A inteligência artificial (IA) sacode o jornalismo e vai provocar em breve "uma mudança fundamental no ecossistema da informação", afirmou em entrevista à AFP o consultor David Caswell, ex-funcionário do Yahoo! e da equipe de inovação da BBC.

Pergunta: Como você enxerga o jornalismo do futuro?

Resposta: Ainda não sabemos, mas estamos explorando as possibilidades. No entanto, algumas coisas estão cada vez mais claras: uma delas é o fato de que, provavelmente, mais meios de comunicação serão criados, originados e alimentados por máquinas, que coletarão informações e produzirão mais conteúdo de áudio, vídeo e texto.

Isso representa uma mudança fundamental no ecossistema da informação em geral e, especialmente, no das notícias. É estruturalmente diferente do sistema atual. Não sabemos quanto tempo isso vai levar, talvez dois, quatro ou sete anos.

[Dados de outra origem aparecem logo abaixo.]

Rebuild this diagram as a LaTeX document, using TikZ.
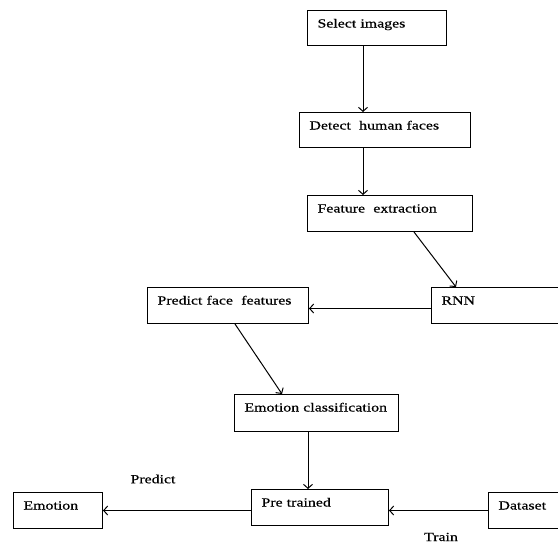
\documentclass[tikz,border=0pt]{standalone}
\usepackage{fontspec}
\setmainfont{Liberation Serif}[FakeStretch=1.28,FakeBold=0.6]
\usetikzlibrary{arrows.meta}
\begin{document}
\begin{tikzpicture}[x=1pt,y=-1pt,
  font=\fontsize{12.4pt}{14pt}\selectfont,
  flowbox/.style={draw, line width=1pt, inner xsep=10pt, inner ysep=0pt,
    align=left, anchor=north west, text height=17pt},
  arr/.style={line width=1pt, -{Straight Barb[length=4pt,width=9pt,line width=1pt]}},
  lbl/.style={inner sep=0pt}]
\useasboundingbox (0,0) rectangle (558,544);
\clip (0,0) rectangle (558,544);
\node[flowbox, text width=119pt, text depth=18pt] (sel) at (307,10) {\mbox{Select images}};
\node[flowbox, text width=151pt, text depth=18pt] (det) at (299,112) {\mbox{Detect\ \ human faces}};
\node[flowbox, text width=145pt, text depth=19pt] (feat) at (307,195) {\mbox{Feature\ \ extraction}};
\node[flowbox, text width=110pt, text depth=19pt] (rnn) at (431,287) {\mbox{RNN}};
\node[flowbox, text width=141pt, text depth=19pt] (pff) at (147,287) {\mbox{Predict\ face\ \ features}};
\node[flowbox, text width=144pt, text depth=20pt] (ec) at (234,394) {\mbox{Emotion classification}};
\node[flowbox, text width=117pt, text depth=19pt] (pt) at (251,489) {\mbox{Pre trained}};
\node[flowbox, text width=69pt, text depth=19pt] (emo) at (13,492) {\mbox{Emotion}};
\node[flowbox, text width=54pt, text depth=19pt] (ds) at (488,492) {\mbox{Dataset}};
\node[lbl] (lp) at (153,479) {Predict};
\node[lbl] (lt) at (441,537) {Train};
\coordinate (rnnl) at ([yshift=-3pt]rnn.west);
\coordinate (ptl) at ([yshift=-3pt]pt.west);
\draw[arr] ([xshift=56pt]sel.south west) -- ([xshift=64pt]det.north west);
\draw[arr] ([xshift=64pt]det.south west) -- ([xshift=56pt]feat.north west);
\draw[arr] ([xshift=107pt]feat.south west) -- ([xshift=25pt]rnn.north west);
\draw[arr] (rnnl) -- (rnnl -| pff.east);
\draw[arr] ([xshift=88pt]pff.south west) -- ([xshift=48pt]ec.north west);
\draw[arr] ([xshift=74pt]ec.south west) -- ([xshift=57pt]pt.north west);
\draw[arr] (ptl) -- (ptl -| emo.east);
\draw[arr] (ds.west) -- (ds.west -| pt.east);
\end{tikzpicture}
\end{document}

Eu acredito que será mais rápido, porque há pouca resistência. Pode haver questões legais, hábitos dos consumidores e dos jornalistas que retardem o processo. Mas não são necessários novos dispositivos, conhecimentos técnicos nem muito dinheiro para produzir.

Todas essas foram barreiras na primeira geração de IA, que já não existem graças à IA generativa.

P: Quais foram os últimos avanços nas redações?

R: Existem certas ferramentas que permitem um fluxo de trabalho com a IA, usadas na Dinamarca pelo grupo JP/Politikens para aumentar a eficácia. Ao mesmo tempo, é uma base para a transição de seu modelo, já que existe uma infraestrutura por trás dessa ferramenta.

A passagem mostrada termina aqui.